"It was a tough night to score runs," Phillies manager Charlie Manuel said.
On his own bobblehead figurine giveaway night, Halladay was a tough-luck loser for just the second time this season. He did not go down easily.
Halladay threw 132 pitches -- one shy of his career high -- and the most by any pitcher in the Major Leagues this season. He allowed nine hits, two runs, one walk and struck out six in his fourth complete-game performance of the year.
"There's going to be close games," Halladay said. "You can't really worry about how many runs you're going to score. There's a lot of things I need to correct before I'm going to start complaining about how many runs we score."
On this cold and breezy night, runs were hard to come by -- even for the team leading the National League in runs and average. The Phillies pounded out 14 hits a day before; there was no such activity on Tuesday.
Phils second baseman Chase Utley sat out for the second successive game with an illness, forcing Jimmy Rollins into the No. 3 slot in the order again. Rollins went 0-for-4 in his second game back from the disabled list.
And the Phillies had their opportunities to put runs across, like with the bases loaded and two outs in the sixth. Duke got Ben Francisco to ground out to third base on his final pitch of the night to escape the jam.
Duke earned his first win since April 10, allowing just one run on six hits in six innings.
"Zach pitched well, their bullpen pitched well, that's what it's about," Phillies outfielder Shane Victorino said. "He kept our hitters off balance, and we never really had any kind of momentum."
Phillies outfielder Jayson Werth was also thrown out at home plate trying to score on a single to center field by Juan Castro in the fifth -- a play that ended up being crucial to the game's outcome.
Pittsburgh went ahead 1-0 on back-to-back doubles in the second inning, and then Garrett Jones drove in the go-ahead run with an RBI single in the sixth. Jones went 3-for-4.
"You just never know when that extra run is going to cost you," Halladay said.
That Halladay will pitch nine innings is becoming a foregone conclusion for Philadelphia. He has four complete games in eight starts this season.
With two outs and the bases loaded in the ninth, and Halladay sitting at 126 pitches, Manuel walked out to the mound, presumably to take Halladay out. But as he's done once already before this season, Manuel decided to leave his ace right-hander in. Halladay struck out Delwyn Young with a 3-2 curveball six pitches later.
"When he gets over 120 pitches, I get concerned about him," Manuel said. "I know he's in really good shape. I wanted to see where he was at. I think he's pretty honest with me. He definitely wanted to go get the hitter, I knew that."

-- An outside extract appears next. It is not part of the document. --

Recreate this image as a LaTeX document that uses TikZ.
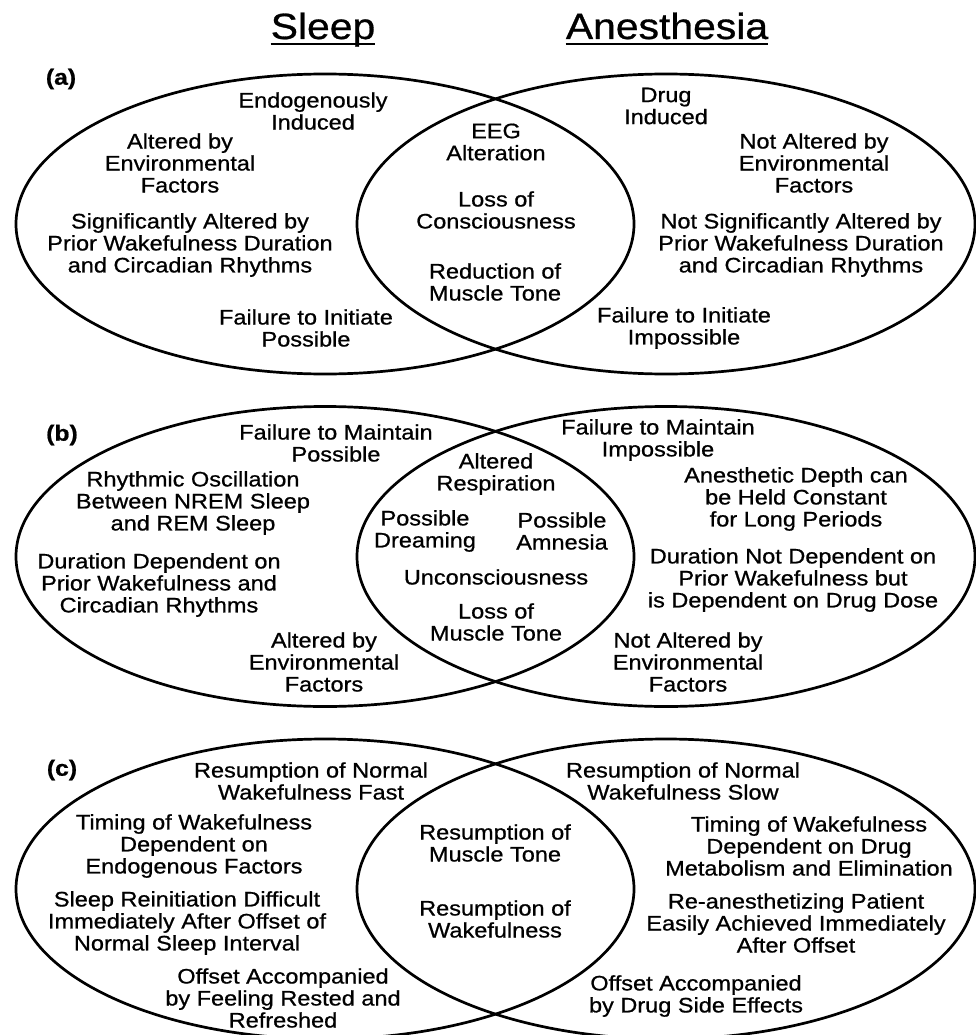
\documentclass[tikz,border=0pt]{standalone}
\usepackage{fontspec}
\setmainfont[FakeStretch=1.12, FakeBold=0.8]{Liberation Sans}
\usepackage{tikz}
\usetikzlibrary{shapes.geometric}
\tikzset{
    set/.style={
        ellipse, draw, line width=2.7pt,
        minimum width=618, minimum height=300, inner sep=0
    },
    fact/.style={align=center, inner sep=0, font=\fontsize{21}{22}\selectfont},
    tag/.style={inner sep=0, font=\bfseries\fontsize{22}{24}\selectfont},
    heading/.style={inner sep=0, anchor=base, font=\fontsize{36.5}{40}\selectfont},
    rule/.style={line width=2pt}
}
\begin{document}
\begin{tikzpicture}[x=1pt, y=-1pt]
        \useasboundingbox (0,0) rectangle (976,1035);

        % Headings
        \node [heading] (sleep) at (323, 39) {Sleep};
        \node [heading] (anes) at (667, 39) {Anesthesia};
        \draw [rule] ([yshift=-5]sleep.base west) -- ([yshift=-5]sleep.base east);
        \draw [rule] ([yshift=-5]anes.base west) -- ([yshift=-5]anes.base east);

        % (a) onset
        \node [set] (sleepA) at (325, 224) {};
        \node [set] (anesA) at (666, 224) {};
        \node [tag] (a) at (61, 79) {(a)};
        \node [fact] (endo) at (313, 111) {Endogenously\\Induced};
        \node [fact] (envA) at (180, 163) {Altered by\\Environmental\\Factors};
        \node [fact] (wakeA) at (190, 245) {Significantly Altered by\\Prior Wakefulness Duration\\and Circadian Rhythms};
        \node [fact] (initA) at (306, 328) {Failure to Initiate\\Possible};
        \node [fact] (eeg) at (496, 142) {EEG\\Alteration};
        \node [fact] (loc) at (496, 210) {Loss of\\Consciousness};
        \node [fact] (toneA) at (495, 282) {Reduction of\\Muscle Tone};
        \node [fact] (drug) at (666, 106) {Drug\\Induced};
        \node [fact] (noenvA) at (814, 163) {Not Altered by\\Environmental\\Factors};
        \node [fact] (nowakeA) at (801, 245) {Not Significantly Altered by\\Prior Wakefulness Duration\\and Circadian Rhythms};
        \node [fact] (noinitA) at (684, 328) {Failure to Initiate\\Impossible};

        % (b) maintenance
        \node [set] (sleepB) at (325, 556.5) {};
        \node [set] (anesB) at (666, 556.5) {};
        \node [tag] (b) at (62, 435) {(b)};
        \node [fact] (maint) at (336, 443) {Failure to Maintain\\Possible};
        \node [fact] (rhythm) at (193, 503) {Rhythmic Oscillation\\Between NREM Sleep\\and REM Sleep};
        \node [fact] (durB) at (159, 585) {Duration Dependent on\\Prior Wakefulness and\\Circadian Rhythms};
        \node [fact] (envB) at (324, 662) {Altered by\\Environmental\\Factors};
        \node [fact] (resp) at (496, 474) {Altered\\Respiration};
        \node [fact] (dream) at (425, 531) {Possible\\Dreaming};
        \node [fact] (amnes) at (562, 531) {Possible\\Amnesia};
        \node [fact] (uncon) at (496, 577) {Unconsciousness};
        \node [fact] (toneB) at (496, 622) {Loss of\\Muscle Tone};
        \node [fact] (nomaint) at (658, 440) {Failure to Maintain\\Impossible};
        \node [fact] (depth) at (796, 499) {Anesthetic Depth can\\be Held Constant\\for Long Periods};
        \node [fact] (dose) at (793, 580) {Duration Not Dependent on\\Prior Wakefulness but\\is Dependent on Drug Dose};
        \node [fact] (noenvB) at (688, 662) {Not Altered by\\Environmental\\Factors};

        % (c) offset
        \node [set] (sleepC) at (325, 889) {};
        \node [set] (anesC) at (666, 889) {};
        \node [tag] (c) at (62, 770) {(c)};
        \node [fact] (fast) at (311, 781) {Resumption of Normal\\Wakefulness Fast};
        \node [fact] (timing) at (194, 846) {Timing of Wakefulness\\Dependent on\\Endogenous Factors};
        \node [fact] (reinit) at (187, 923) {Sleep Reinitiation Difficult\\Immediately After Offset of\\Normal Sleep Interval};
        \node [fact] (rested) at (283, 998) {Offset Accompanied\\by Feeling Rested and\\Refreshed};
        \node [fact] (muscle) at (495, 843) {Resumption of\\Muscle Tone};
        \node [fact] (wake) at (495, 919) {Resumption of\\Wakefulness};
        \node [fact] (slow) at (683, 781) {Resumption of Normal\\Wakefulness Slow};
        \node [fact] (metab) at (809, 846) {Timing of Wakefulness\\Dependent on Drug\\Metabolism and Elimination};
        \node [fact] (reanes) at (796, 923) {Re-anesthetizing Patient\\Easily Achieved Immediately\\After Offset};
        \node [fact] (side) at (696, 996) {Offset Accompanied\\by Drug Side Effects};
    \end{tikzpicture}
\end{document}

It might've been a momentum builder for the Phillies, but there just wasn't anything to get things rolling. Pirates closer Octavio Dotel finished off the game with a 1-2-3 ninth. Philadelphia went down as quietly as it had the eight innings before.
"We hit balls on the ground pretty sharp but right at people," Manuel said.
The loss drops Philadelphia's record to 12-4 in May, and it was the first time since May 8 the team failed to score more than three runs.
First baseman Ryan Howard went 3-for-4 with three singles and a run scored, and he now leads the Major Leagues with 18 multihit games. But he couldn't propel the Phillies to a win for their ace on his own.
"Halladay is just a gamer," Victorino said. "It was just unfortunate we didn't score runs."